As the Quartermaster’s Inventory of Spaceship Earth in Chapter 2 will indicate, human beings have exploded in number in the last few decades. There are 300% more humans alive today that in 1950. Our shear numbers and way of life are having a critical effect on all other forms of life on the planet. We are crowding out and making extinct other species at an unprecedented rate. We are experiencing profound changes in weather and sea level. The temperatures are rising. The status of the spaceship has moved into the critical area. All of this is now noticeable and documented.

 

We continue to live, act, and think as we have for decades, centuries, and millennia. Yet, there are too many of us to continue to maintain this path. In addition, the fundamental change of how we have lived in the last 200 hundred years has accelerated our predicament. The Industrial Age began when there were only 1 billion people alive. At that population size the Industrial Revolution might have been a sustainable at a planetary level. It is not with 7.3 billion people.

 

At this time, we are beyond equilibrium on This Spaceship Earth. A spaceship can only sustain itself if it stays within its resources and resource footprint. As of this writing, humanity is operating with a footprint of 1.6 of planetary resources. We are using 60% more planetary resources every year than can be replenished. We crossed the sustainable threshold of 1.0 about 40 years ago. What form of logic or belief can allow us to think that a continuation of this trend can result in anything other than disaster? The historical thinking of separateness, limited cause and effect, and living in conceptual and psychological silos that are unconnected has delivered us to this moment.

 

Yet, we fight with each other. We fight economic battles and real wars. We fight over land, water, energy, religion, race, ways of life, and boundaries. This is the story of human history. The problem is that we have populated the planet to the point where continuing that history could well lead to planetary catastrophe. We risk fighting each other to the point where all of us are at risk on a degraded, polluted, and stressed planet. At that point, we all lose.

 

We can think we are different from each other – and we are.

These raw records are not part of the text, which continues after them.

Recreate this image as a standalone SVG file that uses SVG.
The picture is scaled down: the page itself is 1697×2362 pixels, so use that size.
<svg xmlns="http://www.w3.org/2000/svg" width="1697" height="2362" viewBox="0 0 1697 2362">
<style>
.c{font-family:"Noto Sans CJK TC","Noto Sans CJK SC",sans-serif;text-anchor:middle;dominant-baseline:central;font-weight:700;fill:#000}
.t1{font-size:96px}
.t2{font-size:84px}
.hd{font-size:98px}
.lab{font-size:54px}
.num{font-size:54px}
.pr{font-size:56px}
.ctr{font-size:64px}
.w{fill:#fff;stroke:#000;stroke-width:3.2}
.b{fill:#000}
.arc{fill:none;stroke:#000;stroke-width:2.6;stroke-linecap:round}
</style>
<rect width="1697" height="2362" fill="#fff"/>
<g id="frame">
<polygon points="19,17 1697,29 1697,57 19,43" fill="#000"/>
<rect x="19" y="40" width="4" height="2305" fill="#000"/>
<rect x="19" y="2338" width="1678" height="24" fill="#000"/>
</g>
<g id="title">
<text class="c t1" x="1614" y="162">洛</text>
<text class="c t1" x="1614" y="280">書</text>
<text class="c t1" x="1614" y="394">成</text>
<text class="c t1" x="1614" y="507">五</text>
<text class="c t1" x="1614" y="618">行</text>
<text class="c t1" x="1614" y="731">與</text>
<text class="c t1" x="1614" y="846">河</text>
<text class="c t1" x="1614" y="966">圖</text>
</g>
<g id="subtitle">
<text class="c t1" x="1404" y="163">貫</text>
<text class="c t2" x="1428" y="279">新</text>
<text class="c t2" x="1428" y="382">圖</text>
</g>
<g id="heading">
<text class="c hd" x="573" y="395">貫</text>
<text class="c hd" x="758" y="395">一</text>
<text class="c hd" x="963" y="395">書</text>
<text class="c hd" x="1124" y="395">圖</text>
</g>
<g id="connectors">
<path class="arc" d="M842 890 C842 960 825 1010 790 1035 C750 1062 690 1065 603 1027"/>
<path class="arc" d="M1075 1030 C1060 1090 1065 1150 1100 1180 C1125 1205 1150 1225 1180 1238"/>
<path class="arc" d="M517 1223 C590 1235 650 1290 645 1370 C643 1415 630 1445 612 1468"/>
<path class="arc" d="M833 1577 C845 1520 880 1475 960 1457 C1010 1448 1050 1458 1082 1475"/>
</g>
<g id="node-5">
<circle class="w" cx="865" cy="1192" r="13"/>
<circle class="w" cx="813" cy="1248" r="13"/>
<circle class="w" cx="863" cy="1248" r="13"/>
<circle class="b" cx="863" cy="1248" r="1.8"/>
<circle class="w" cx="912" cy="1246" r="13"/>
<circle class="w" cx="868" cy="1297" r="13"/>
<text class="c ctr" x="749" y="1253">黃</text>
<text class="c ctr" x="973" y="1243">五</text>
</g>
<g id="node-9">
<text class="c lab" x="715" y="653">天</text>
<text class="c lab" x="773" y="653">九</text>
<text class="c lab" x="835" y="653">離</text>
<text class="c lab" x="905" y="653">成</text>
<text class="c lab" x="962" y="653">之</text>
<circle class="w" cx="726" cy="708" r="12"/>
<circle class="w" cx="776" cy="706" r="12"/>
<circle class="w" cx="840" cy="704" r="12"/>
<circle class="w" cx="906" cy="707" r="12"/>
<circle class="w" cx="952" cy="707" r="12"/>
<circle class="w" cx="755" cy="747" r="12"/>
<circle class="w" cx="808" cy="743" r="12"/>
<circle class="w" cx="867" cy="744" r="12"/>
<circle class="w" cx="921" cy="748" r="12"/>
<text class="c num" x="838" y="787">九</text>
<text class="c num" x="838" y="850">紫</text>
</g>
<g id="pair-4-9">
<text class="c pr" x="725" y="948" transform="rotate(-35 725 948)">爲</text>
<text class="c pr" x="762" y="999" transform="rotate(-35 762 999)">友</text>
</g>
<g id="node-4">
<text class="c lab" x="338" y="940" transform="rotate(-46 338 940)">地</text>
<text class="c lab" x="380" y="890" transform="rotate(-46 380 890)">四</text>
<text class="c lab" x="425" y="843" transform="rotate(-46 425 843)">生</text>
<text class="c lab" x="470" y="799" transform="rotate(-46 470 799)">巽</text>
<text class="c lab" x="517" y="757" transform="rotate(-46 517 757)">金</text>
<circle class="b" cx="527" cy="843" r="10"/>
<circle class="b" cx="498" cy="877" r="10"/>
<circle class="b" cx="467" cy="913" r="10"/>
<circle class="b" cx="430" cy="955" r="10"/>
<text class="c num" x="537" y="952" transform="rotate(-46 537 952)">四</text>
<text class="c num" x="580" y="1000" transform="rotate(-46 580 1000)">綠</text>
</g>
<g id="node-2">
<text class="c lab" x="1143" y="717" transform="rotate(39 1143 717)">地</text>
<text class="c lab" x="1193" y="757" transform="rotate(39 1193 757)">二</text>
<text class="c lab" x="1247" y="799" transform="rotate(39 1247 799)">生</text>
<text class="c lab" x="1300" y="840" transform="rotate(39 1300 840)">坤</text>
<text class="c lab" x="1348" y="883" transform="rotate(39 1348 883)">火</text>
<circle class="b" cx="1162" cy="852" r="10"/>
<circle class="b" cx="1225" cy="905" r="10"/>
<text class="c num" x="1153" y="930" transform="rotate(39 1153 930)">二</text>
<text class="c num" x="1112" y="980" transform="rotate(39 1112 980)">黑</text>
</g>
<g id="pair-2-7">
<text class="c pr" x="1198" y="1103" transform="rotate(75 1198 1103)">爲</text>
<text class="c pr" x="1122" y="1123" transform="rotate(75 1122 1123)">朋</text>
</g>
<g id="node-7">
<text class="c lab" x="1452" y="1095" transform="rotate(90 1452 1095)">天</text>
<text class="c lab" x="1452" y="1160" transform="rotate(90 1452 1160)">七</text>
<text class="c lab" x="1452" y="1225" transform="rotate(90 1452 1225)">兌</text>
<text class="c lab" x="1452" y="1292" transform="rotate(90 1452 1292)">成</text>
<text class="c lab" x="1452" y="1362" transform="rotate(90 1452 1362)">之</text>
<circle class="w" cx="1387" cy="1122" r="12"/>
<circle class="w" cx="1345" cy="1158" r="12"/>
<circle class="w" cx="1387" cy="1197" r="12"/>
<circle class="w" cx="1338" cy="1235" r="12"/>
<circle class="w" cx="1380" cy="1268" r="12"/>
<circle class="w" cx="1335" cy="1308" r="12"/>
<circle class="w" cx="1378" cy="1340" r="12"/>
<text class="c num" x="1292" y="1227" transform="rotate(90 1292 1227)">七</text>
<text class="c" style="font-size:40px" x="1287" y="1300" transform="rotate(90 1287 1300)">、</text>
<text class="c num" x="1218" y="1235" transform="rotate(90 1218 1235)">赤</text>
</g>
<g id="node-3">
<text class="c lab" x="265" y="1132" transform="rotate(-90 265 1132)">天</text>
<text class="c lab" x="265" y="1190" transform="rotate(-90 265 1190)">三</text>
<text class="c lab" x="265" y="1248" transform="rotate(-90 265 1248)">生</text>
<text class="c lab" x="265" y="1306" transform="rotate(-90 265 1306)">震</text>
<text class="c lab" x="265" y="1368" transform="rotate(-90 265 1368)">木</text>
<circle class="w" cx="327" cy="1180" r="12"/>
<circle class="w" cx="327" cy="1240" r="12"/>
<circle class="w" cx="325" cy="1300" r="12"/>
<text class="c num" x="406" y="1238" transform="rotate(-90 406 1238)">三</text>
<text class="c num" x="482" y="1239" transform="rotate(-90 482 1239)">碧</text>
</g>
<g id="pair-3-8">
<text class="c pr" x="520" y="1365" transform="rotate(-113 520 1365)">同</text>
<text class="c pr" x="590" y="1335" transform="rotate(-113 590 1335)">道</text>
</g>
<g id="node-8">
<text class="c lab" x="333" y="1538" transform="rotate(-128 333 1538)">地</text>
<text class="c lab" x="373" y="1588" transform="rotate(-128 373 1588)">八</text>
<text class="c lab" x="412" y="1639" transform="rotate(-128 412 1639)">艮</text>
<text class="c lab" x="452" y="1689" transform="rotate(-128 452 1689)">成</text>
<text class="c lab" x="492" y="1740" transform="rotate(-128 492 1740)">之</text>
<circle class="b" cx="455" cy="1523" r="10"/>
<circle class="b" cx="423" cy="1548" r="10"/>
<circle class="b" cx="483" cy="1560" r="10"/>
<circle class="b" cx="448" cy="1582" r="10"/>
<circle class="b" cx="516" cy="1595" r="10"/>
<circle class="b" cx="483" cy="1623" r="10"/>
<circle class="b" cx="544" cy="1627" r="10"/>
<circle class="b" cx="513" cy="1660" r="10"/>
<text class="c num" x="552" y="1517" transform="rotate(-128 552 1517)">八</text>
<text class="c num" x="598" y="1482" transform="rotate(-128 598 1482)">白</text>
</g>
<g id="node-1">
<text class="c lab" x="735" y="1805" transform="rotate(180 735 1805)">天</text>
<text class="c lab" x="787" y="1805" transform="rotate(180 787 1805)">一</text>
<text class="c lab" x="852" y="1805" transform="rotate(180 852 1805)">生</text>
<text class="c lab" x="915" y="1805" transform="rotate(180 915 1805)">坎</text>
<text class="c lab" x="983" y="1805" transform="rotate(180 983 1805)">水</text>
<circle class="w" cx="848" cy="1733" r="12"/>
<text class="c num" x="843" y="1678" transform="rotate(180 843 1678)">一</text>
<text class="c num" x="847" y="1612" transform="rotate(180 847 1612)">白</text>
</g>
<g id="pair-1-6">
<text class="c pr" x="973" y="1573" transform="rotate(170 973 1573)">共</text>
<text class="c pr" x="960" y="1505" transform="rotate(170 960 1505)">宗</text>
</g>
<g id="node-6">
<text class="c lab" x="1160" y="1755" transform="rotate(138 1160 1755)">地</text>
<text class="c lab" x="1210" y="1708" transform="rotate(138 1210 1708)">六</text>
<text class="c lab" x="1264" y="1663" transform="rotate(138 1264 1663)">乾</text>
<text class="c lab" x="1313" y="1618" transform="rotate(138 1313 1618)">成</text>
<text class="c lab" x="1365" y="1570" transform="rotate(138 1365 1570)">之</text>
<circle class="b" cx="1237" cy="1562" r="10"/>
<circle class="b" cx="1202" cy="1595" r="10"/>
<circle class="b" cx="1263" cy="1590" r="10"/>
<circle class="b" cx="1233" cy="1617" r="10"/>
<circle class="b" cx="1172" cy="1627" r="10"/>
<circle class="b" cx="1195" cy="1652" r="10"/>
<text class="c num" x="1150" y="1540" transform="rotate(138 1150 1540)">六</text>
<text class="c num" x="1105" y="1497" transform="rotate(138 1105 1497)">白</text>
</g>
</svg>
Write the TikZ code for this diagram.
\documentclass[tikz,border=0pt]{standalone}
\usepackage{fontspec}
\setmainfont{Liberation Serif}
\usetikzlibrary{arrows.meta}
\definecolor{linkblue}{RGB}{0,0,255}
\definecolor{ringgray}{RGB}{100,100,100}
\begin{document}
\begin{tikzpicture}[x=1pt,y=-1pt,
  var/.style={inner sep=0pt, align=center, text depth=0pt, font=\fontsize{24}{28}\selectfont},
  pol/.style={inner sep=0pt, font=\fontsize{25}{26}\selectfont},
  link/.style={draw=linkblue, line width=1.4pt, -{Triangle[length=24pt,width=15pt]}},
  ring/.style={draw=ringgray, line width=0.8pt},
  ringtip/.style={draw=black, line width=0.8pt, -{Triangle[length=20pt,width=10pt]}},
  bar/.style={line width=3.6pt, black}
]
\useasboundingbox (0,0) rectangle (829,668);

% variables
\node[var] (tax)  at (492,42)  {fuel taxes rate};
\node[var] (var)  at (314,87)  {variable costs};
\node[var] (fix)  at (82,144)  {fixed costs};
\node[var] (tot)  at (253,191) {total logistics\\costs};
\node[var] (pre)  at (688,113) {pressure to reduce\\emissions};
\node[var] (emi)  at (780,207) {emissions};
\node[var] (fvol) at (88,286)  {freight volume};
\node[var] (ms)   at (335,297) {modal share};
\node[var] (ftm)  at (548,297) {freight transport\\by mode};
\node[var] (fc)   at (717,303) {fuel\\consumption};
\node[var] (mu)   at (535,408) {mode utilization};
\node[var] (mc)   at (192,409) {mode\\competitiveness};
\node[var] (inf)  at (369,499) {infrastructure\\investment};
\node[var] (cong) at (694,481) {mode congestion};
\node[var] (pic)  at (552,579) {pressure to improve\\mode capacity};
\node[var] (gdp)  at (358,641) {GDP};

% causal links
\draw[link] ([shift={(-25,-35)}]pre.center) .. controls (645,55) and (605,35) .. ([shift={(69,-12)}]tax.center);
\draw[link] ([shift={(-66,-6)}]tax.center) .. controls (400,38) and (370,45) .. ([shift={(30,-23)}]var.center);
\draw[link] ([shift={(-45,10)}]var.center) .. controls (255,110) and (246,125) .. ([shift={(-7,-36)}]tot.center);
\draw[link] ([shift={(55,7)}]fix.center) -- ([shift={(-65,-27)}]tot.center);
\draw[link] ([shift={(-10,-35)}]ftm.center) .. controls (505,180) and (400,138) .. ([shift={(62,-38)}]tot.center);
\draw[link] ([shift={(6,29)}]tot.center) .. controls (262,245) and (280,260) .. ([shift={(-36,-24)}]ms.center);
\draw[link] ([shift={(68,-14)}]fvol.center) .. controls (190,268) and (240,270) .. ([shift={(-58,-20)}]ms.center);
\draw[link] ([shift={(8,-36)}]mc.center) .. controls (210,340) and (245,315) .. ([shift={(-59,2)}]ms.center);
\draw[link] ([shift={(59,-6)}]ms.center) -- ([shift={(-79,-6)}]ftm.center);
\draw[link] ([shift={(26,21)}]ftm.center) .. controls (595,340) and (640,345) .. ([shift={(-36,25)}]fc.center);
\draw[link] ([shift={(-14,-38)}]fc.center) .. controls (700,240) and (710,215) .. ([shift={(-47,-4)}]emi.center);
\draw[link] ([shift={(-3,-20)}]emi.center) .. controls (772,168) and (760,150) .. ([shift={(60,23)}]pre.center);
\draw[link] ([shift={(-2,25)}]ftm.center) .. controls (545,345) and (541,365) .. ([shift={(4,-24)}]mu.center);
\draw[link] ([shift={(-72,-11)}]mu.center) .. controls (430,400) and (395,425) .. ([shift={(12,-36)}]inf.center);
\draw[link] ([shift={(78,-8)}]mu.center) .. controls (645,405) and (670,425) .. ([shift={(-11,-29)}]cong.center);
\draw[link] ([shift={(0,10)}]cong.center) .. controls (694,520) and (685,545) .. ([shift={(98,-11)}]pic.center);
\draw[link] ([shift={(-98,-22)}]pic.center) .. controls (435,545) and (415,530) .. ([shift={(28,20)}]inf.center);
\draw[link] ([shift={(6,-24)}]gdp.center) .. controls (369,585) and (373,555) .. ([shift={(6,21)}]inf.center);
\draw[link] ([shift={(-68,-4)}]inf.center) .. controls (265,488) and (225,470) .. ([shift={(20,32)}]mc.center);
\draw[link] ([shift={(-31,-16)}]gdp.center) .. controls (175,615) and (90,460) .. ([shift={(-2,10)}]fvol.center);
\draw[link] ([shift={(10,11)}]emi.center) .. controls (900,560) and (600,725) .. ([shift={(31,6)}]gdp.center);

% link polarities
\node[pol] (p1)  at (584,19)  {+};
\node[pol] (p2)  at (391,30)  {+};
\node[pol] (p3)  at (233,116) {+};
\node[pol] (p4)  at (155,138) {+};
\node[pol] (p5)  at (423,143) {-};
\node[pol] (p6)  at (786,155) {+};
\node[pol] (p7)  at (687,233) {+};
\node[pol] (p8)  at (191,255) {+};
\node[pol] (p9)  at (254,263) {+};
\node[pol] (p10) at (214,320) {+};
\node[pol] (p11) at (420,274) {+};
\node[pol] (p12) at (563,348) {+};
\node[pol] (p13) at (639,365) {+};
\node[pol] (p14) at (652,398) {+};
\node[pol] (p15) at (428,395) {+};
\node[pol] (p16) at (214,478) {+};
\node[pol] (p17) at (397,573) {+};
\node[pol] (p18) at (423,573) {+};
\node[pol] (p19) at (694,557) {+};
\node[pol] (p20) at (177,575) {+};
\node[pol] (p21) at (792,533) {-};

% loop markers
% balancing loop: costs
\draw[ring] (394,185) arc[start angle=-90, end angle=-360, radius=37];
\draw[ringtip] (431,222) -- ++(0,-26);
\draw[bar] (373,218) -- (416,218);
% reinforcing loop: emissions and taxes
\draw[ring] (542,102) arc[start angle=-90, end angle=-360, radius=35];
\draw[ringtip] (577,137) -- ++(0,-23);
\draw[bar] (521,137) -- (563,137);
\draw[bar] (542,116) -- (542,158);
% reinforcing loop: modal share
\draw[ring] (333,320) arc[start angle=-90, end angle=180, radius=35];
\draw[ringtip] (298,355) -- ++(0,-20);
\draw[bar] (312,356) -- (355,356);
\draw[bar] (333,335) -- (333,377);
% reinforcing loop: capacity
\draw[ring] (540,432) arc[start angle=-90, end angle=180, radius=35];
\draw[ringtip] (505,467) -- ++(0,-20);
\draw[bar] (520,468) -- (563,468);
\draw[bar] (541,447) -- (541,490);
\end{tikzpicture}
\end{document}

We can have different points of view – and we do.

We can be of different religious faiths – and we are.

We can stand in our differences – and we always seem to do so.

 

For all of our short history – in planetary terms – this sense of separateness has defined us. We will probably always need to have this sense of differentiation, though less so in the future than today. One’s country, religion, race, and individuality all help to give one a sense of self that separates me from you and us from them.

 

But now in the early part of this century, all of our differences are being overshadowed by the reality that we are all together on Spaceship Earth. That all-inclusive reality now trumps all the separate realities we hold so dear.

 

We have entered the Shift Age; the age and time of transition in the evolution of human thinking and consciousness from separateness to a planetary frame of reference.

 

With the global economic changes underway and the resultant social changes taking root, we are developing the identity of global citizens. Whether one has come to this new identity through one’s business or line of work or through political or cultural issues, we all, to varying degrees, see ourselves as global citizens. Globalization is no longer simply an economic term: it is the term of what is and what will course through all aspects of human society for the twenty years of the Shift Age.

 

We have entered the global stage of human evolution.

– David Houle

from “Entering the Shift Age” (2013)

 

This is the time that humanity must rapidly move into how we view all of us on planet Earth. This is the time that future historians will look back upon and note as the time when humanity transited from the consciousness of the nation state to the larger planetary scale of human consciousness and evolution. The only other option is some catastrophic reversal of history.

 

This Spaceship Earth is the name for the specific state of the planet at the early stage of the 21st century. This Spaceship Earth (TSE) is the planet today. It is this large concept that shapes our thinking and will change our consciousness. You may be from Florida, Chicago, London, Mumbai, Shanghai, or Rio. You may be of this state or that province. You may think you are a citizen of a nation. But first and foremost, you and those places are all on Spaceship Earth. That is the one thing we all have in common – we live on the same planet, and we have no other spaceship. All we have, and all humanity will have, is TSE.

 

Of course, we can and will continue to see ourselves as citizens of different countries or members of different religions and groups. But all of us in these groups must now realize that we are all threatened to some degree by not first thinking of ourselves as inhabitants of This Spaceship Earth. We all live, work, and worship here and want to continue to do so. Unless we now move to a higher collective consciousness of all living on TSE, our long-term existence will be challenged by what we have been and are doing. We have been unconscious passengers on TSE. We must now move as quickly as possible to a new way of thinking of ourselves as conscious crew of TSE.

 

We are now in the fourth age of Modern Humanity.

    • Tools defined the Agricultural Age
    • Machines defined the Industrial Age
    • Technology defined the Information Age
    • Consciousness will define the Shift Age

– David Houle

from “The Shift Age” (2007)

 

Thinking as crewmembers of TSE is one of the fundamental manifestations of our change of consciousness that will then lead to a collective change in our behavior towards TSE. We all must become, first and foremost, aware and active crewmembers on This Spaceship Earth. As many of us as possible, need to move to this dramatically altered sense of self and place as soon as possible.

 

What our future will be and how it will unfold is dependent upon our changes in thought, action, behavior, and awareness, coupled with the speed of our transition, without relapse, to TSE consciousness.

 

As we will make perfectly clear in this book, as of 2015, we have already created a future that is far different from what we have experienced in the last millennium. We have already taken actions, the consequence of which will bring unprecedented change to the planet in the years and decades ahead. Trillions of dollars of losses, millions of lives lost or disrupted, tens of thousands of species lost or soon to become extinct. This will happen even if all of us developed TSE crew consciousness today. We must move to, share, live, and act with this new consciousness as soon as we can. The mission and vision of this book is to accelerate the crew consciousness of humanity as fast as possible.

 

As we change from being unmindful passengers to conscious crew – members of TSE, we need to inventory the status of our spacecraft and assess the implications of our needs and desires related to the quantity and quality of the resource base. We need this information to insure that we, the crew, can interact with TSE in a way that benefits both TSE and the longevity of the crew.